### Request
Write out the material exactly, with the pictures left out.

### Dataset extract
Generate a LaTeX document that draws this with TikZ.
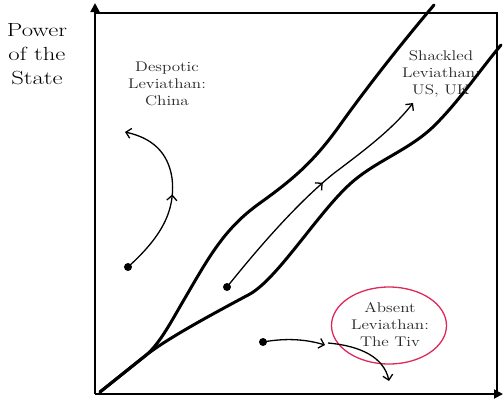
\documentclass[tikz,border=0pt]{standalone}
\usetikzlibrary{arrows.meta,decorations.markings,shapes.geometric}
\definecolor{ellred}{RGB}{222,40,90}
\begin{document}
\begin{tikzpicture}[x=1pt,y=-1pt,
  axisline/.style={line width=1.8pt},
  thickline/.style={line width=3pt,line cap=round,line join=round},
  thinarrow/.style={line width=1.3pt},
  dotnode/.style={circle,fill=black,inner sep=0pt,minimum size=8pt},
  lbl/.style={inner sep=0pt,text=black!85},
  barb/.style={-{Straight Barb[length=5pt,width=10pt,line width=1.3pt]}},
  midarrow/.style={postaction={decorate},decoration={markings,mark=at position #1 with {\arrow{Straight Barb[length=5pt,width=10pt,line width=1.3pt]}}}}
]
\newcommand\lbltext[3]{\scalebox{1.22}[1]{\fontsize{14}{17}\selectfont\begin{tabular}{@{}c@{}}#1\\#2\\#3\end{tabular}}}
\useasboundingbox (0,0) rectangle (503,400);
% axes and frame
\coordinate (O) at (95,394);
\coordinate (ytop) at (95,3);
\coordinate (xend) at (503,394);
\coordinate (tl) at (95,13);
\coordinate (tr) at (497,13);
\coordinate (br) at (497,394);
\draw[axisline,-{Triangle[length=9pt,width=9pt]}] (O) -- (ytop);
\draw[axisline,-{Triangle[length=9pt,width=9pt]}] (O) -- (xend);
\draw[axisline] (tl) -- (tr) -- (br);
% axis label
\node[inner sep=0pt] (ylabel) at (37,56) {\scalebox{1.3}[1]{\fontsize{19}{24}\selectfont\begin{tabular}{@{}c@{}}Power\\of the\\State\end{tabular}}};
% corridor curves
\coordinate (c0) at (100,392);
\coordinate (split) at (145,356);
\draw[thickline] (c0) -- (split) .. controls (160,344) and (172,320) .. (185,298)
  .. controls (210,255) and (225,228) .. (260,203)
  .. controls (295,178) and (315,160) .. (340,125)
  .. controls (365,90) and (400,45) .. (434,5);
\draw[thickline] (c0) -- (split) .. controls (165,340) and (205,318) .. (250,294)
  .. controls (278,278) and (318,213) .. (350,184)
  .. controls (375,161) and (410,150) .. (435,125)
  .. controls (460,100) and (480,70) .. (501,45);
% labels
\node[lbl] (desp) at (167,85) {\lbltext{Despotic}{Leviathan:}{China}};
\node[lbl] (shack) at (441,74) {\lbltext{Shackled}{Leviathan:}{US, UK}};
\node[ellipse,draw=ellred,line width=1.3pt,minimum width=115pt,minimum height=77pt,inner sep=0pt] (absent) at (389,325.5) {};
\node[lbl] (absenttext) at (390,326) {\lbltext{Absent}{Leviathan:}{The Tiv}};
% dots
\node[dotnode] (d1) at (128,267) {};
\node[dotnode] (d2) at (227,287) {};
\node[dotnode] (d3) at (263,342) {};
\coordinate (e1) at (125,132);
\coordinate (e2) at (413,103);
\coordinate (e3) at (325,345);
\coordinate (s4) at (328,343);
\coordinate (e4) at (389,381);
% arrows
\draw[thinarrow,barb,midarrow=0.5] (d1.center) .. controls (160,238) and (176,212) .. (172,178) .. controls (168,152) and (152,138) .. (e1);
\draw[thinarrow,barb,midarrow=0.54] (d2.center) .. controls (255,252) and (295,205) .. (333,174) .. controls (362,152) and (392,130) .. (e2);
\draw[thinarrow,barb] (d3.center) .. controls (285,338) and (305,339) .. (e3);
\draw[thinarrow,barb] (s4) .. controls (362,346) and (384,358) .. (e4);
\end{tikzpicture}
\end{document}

### Expected answer
Generate a LaTeX document that draws this with TikZ.
\documentclass[tikz,border=0pt]{standalone}
\usetikzlibrary{arrows.meta,decorations.markings,shapes.geometric}
\definecolor{ellred}{RGB}{222,40,90}
\begin{document}
\begin{tikzpicture}[x=1pt,y=-1pt,
  axisline/.style={line width=1.8pt},
  thickline/.style={line width=3pt,line cap=round,line join=round},
  thinarrow/.style={line width=1.3pt},
  dotnode/.style={circle,fill=black,inner sep=0pt,minimum size=8pt},
  lbl/.style={inner sep=0pt,text=black!85},
  barb/.style={-{Straight Barb[length=5pt,width=10pt,line width=1.3pt]}},
  midarrow/.style={postaction={decorate},decoration={markings,mark=at position #1 with {\arrow{Straight Barb[length=5pt,width=10pt,line width=1.3pt]}}}}
]
\newcommand\lbltext[3]{\scalebox{1.22}[1]{\fontsize{14}{17}\selectfont\begin{tabular}{@{}c@{}}#1\\#2\\#3\end{tabular}}}
\useasboundingbox (0,0) rectangle (503,400);
% axes and frame
\coordinate (O) at (95,394);
\coordinate (ytop) at (95,3);
\coordinate (xend) at (503,394);
\coordinate (tl) at (95,13);
\coordinate (tr) at (497,13);
\coordinate (br) at (497,394);
\draw[axisline,-{Triangle[length=9pt,width=9pt]}] (O) -- (ytop);
\draw[axisline,-{Triangle[length=9pt,width=9pt]}] (O) -- (xend);
\draw[axisline] (tl) -- (tr) -- (br);
% axis label
\node[inner sep=0pt] (ylabel) at (37,56) {\scalebox{1.3}[1]{\fontsize{19}{24}\selectfont\begin{tabular}{@{}c@{}}Power\\of the\\State\end{tabular}}};
% corridor curves
\coordinate (c0) at (100,392);
\coordinate (split) at (145,356);
\draw[thickline] (c0) -- (split) .. controls (160,344) and (172,320) .. (185,298)
  .. controls (210,255) and (225,228) .. (260,203)
  .. controls (295,178) and (315,160) .. (340,125)
  .. controls (365,90) and (400,45) .. (434,5);
\draw[thickline] (c0) -- (split) .. controls (165,340) and (205,318) .. (250,294)
  .. controls (278,278) and (318,213) .. (350,184)
  .. controls (375,161) and (410,150) .. (435,125)
  .. controls (460,100) and (480,70) .. (501,45);
% labels
\node[lbl] (desp) at (167,85) {\lbltext{Despotic}{Leviathan:}{China}};
\node[lbl] (shack) at (441,74) {\lbltext{Shackled}{Leviathan:}{US, UK}};
\node[ellipse,draw=ellred,line width=1.3pt,minimum width=115pt,minimum height=77pt,inner sep=0pt] (absent) at (389,325.5) {};
\node[lbl] (absenttext) at (390,326) {\lbltext{Absent}{Leviathan:}{The Tiv}};
% dots
\node[dotnode] (d1) at (128,267) {};
\node[dotnode] (d2) at (227,287) {};
\node[dotnode] (d3) at (263,342) {};
\coordinate (e1) at (125,132);
\coordinate (e2) at (413,103);
\coordinate (e3) at (325,345);
\coordinate (s4) at (328,343);
\coordinate (e4) at (389,381);
% arrows
\draw[thinarrow,barb,midarrow=0.5] (d1.center) .. controls (160,238) and (176,212) .. (172,178) .. controls (168,152) and (152,138) .. (e1);
\draw[thinarrow,barb,midarrow=0.54] (d2.center) .. controls (255,252) and (295,205) .. (333,174) .. controls (362,152) and (392,130) .. (e2);
\draw[thinarrow,barb] (d3.center) .. controls (285,338) and (305,339) .. (e3);
\draw[thinarrow,barb] (s4) .. controls (362,346) and (384,358) .. (e4);
\end{tikzpicture}
\end{document}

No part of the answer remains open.